__COLLECTED DATA__.
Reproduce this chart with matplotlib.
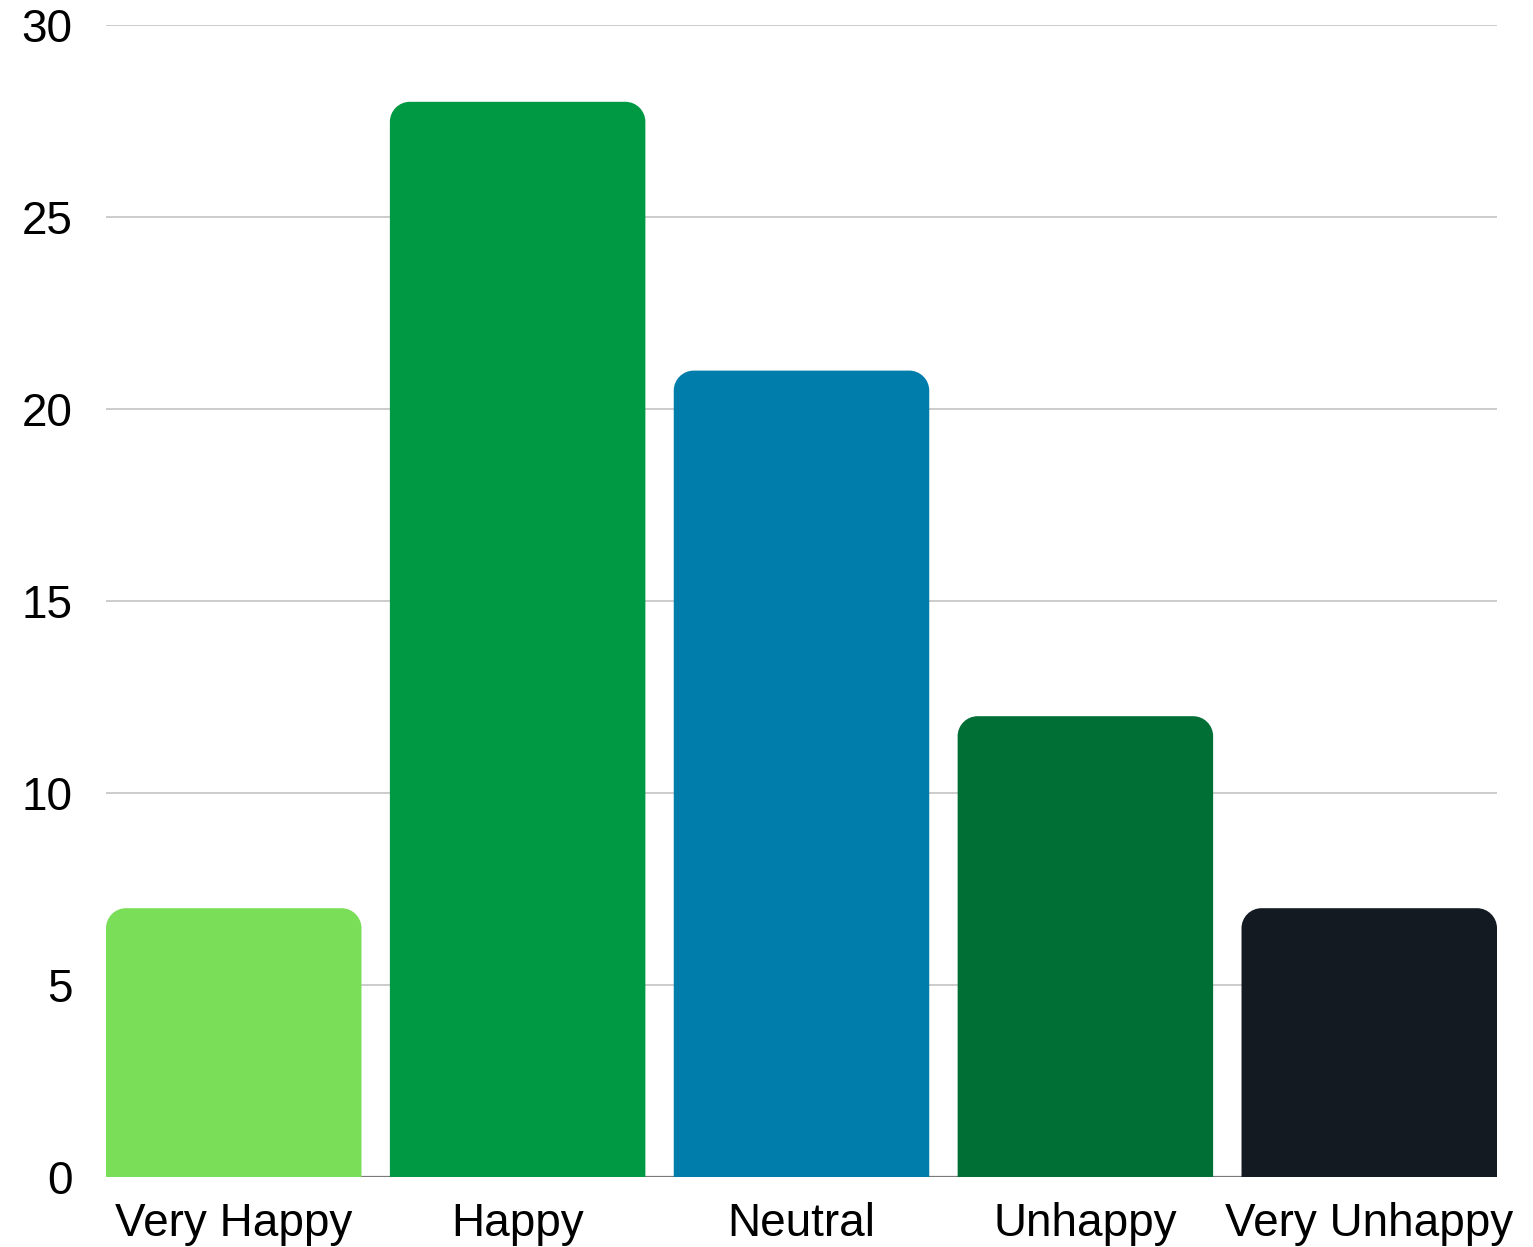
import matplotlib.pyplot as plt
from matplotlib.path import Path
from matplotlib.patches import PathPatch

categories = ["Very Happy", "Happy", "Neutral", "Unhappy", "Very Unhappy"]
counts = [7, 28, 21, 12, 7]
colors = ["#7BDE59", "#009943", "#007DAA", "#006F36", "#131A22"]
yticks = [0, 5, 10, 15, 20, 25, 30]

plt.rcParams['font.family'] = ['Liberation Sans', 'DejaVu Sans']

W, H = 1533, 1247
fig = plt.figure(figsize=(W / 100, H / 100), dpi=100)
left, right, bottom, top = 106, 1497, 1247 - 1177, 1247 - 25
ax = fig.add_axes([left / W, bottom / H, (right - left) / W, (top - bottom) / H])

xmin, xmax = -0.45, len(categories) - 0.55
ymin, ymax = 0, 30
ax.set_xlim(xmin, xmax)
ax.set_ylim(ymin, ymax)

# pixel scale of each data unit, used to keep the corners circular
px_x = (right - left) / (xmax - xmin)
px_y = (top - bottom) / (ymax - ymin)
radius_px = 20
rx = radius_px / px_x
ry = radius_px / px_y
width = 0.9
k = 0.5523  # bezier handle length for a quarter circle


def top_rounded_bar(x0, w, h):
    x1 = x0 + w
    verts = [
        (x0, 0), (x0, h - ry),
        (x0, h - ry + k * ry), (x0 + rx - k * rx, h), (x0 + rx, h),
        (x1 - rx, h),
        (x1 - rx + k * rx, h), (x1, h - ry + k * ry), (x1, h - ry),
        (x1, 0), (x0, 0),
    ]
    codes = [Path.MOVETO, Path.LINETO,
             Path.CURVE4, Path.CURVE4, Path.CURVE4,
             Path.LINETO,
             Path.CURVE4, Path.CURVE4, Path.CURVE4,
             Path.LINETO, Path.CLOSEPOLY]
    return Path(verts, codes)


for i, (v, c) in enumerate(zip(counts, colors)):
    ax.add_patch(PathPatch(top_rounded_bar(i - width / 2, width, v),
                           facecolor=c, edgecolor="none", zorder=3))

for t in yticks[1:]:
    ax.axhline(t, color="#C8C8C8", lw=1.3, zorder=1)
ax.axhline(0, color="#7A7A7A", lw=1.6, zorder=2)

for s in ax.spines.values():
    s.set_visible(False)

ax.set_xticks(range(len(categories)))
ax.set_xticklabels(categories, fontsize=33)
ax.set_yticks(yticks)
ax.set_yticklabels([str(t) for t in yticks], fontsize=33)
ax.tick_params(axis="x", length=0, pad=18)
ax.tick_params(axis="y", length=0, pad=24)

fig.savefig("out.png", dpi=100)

__EXERCISE INSTRUCTIONS__.
Quote, please, every line of the material above from its start through the line that has "yticks = [0, 5, 10, 15, 20, 25, 30]", reproducing the words exactly and dropping any images.

__SOLVED PROBLEM__.
Reproduce this chart with matplotlib.
import matplotlib.pyplot as plt
from matplotlib.path import Path
from matplotlib.patches import PathPatch

categories = ["Very Happy", "Happy", "Neutral", "Unhappy", "Very Unhappy"]
counts = [7, 28, 21, 12, 7]
colors = ["#7BDE59", "#009943", "#007DAA", "#006F36", "#131A22"]
yticks = [0, 5, 10, 15, 20, 25, 30]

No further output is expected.